Exercise task | Tally the lines below that contain "diagram". The number is the whole answer.

Stored dataset items
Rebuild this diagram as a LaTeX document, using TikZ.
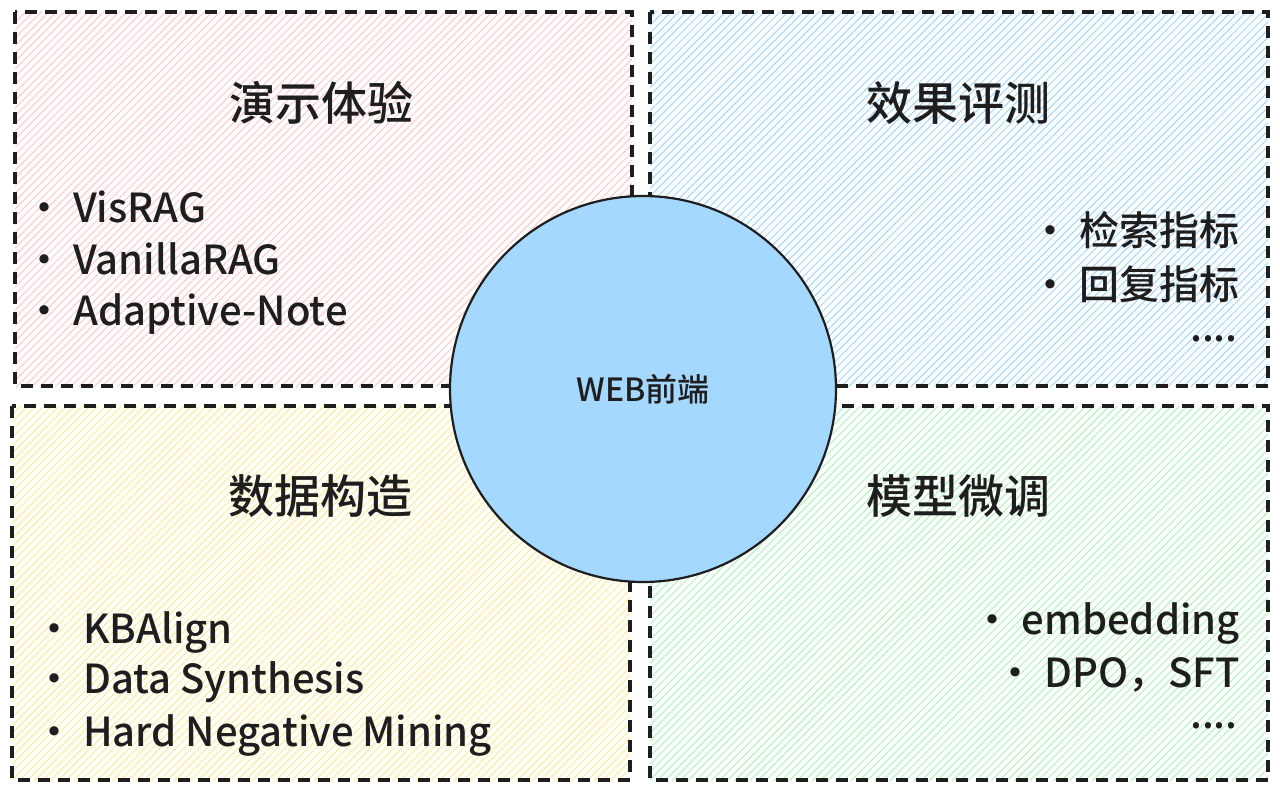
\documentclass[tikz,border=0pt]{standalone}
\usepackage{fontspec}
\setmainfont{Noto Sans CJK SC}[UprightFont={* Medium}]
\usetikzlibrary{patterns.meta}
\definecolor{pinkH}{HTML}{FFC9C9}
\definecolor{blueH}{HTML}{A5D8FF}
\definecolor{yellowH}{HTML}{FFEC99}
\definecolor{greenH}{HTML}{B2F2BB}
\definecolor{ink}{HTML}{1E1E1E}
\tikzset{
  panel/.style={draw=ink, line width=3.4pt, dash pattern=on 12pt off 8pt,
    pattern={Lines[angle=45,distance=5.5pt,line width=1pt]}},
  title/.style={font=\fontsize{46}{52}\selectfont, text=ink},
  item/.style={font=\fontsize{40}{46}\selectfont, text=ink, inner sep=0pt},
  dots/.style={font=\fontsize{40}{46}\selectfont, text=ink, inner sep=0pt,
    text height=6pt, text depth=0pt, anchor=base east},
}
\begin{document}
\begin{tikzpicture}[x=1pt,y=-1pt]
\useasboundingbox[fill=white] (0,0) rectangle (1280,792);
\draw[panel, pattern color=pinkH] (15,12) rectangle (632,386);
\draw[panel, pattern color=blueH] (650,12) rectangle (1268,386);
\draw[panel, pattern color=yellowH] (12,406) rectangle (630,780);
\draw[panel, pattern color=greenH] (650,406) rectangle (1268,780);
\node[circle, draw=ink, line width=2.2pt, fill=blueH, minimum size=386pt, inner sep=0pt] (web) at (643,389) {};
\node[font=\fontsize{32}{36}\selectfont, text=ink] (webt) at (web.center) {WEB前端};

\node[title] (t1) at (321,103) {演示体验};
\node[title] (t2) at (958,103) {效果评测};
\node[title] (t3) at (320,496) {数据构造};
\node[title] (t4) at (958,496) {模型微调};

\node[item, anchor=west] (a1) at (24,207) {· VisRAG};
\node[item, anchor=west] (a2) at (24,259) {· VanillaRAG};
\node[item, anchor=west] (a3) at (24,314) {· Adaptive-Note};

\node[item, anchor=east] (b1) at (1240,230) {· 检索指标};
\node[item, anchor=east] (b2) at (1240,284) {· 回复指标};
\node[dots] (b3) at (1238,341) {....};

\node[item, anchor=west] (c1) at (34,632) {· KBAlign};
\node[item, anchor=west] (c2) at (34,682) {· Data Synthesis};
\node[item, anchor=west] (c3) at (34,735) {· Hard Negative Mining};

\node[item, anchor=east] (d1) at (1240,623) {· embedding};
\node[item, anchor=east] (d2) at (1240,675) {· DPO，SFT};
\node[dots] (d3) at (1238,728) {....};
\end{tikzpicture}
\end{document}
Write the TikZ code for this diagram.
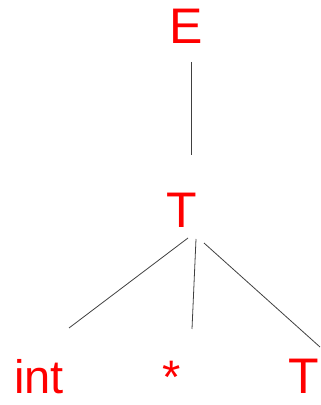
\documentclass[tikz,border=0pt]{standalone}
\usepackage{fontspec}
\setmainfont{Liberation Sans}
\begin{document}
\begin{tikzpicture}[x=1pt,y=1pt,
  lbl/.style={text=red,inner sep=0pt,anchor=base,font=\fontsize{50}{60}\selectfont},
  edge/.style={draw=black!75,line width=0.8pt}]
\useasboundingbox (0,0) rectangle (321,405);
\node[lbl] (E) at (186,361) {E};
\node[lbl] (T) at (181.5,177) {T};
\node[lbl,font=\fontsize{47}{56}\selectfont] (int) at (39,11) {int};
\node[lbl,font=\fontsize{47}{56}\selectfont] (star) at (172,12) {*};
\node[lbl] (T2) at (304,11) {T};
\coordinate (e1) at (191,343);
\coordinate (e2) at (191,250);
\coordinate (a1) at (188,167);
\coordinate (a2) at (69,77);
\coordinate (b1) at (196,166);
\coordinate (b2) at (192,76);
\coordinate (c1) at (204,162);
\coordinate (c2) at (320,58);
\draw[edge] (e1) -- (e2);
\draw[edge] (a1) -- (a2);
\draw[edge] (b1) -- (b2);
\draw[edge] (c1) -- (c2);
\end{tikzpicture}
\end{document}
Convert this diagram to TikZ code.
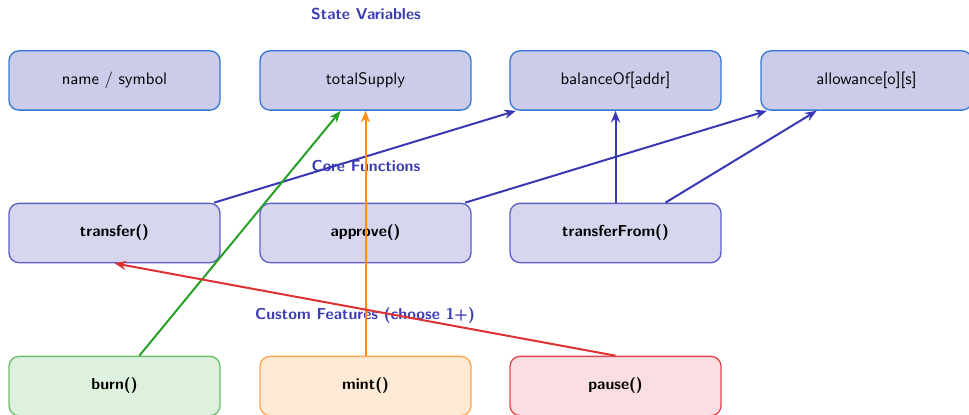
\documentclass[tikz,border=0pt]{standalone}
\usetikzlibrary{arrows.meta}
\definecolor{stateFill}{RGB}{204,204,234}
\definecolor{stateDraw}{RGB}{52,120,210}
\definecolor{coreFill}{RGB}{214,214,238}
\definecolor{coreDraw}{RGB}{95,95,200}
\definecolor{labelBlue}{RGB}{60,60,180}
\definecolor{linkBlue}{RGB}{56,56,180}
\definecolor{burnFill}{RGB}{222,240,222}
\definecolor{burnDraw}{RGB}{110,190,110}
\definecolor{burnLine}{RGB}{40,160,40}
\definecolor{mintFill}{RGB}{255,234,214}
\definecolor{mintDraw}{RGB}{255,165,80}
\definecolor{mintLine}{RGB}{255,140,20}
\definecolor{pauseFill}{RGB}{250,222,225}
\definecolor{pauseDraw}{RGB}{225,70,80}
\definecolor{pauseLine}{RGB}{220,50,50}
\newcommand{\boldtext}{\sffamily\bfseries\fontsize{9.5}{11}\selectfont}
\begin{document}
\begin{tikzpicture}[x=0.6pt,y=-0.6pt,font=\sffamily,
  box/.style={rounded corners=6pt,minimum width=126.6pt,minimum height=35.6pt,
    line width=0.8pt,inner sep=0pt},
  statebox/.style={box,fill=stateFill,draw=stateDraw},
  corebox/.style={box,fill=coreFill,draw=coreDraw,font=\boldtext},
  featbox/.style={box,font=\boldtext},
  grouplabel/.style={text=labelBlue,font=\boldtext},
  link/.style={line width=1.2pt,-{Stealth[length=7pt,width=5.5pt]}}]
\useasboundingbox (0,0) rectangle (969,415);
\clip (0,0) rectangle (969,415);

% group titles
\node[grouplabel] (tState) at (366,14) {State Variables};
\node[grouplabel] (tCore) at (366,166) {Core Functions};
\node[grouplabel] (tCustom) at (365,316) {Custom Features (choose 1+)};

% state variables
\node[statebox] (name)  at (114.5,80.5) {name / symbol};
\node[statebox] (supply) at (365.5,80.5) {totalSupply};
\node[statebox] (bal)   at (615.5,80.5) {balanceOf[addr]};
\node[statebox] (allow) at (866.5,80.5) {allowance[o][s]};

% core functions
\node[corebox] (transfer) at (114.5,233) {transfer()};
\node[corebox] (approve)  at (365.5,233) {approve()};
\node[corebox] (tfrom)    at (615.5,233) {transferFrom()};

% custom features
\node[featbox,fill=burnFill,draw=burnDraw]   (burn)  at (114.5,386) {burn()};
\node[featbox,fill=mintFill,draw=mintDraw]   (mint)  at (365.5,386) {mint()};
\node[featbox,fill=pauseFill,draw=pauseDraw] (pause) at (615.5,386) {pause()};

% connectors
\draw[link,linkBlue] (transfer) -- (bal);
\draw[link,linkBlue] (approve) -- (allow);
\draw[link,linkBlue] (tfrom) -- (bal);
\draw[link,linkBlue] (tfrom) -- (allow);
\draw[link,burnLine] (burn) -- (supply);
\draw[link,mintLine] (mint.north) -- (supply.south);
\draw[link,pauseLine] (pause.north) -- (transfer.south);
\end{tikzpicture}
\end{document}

Problem solution | 3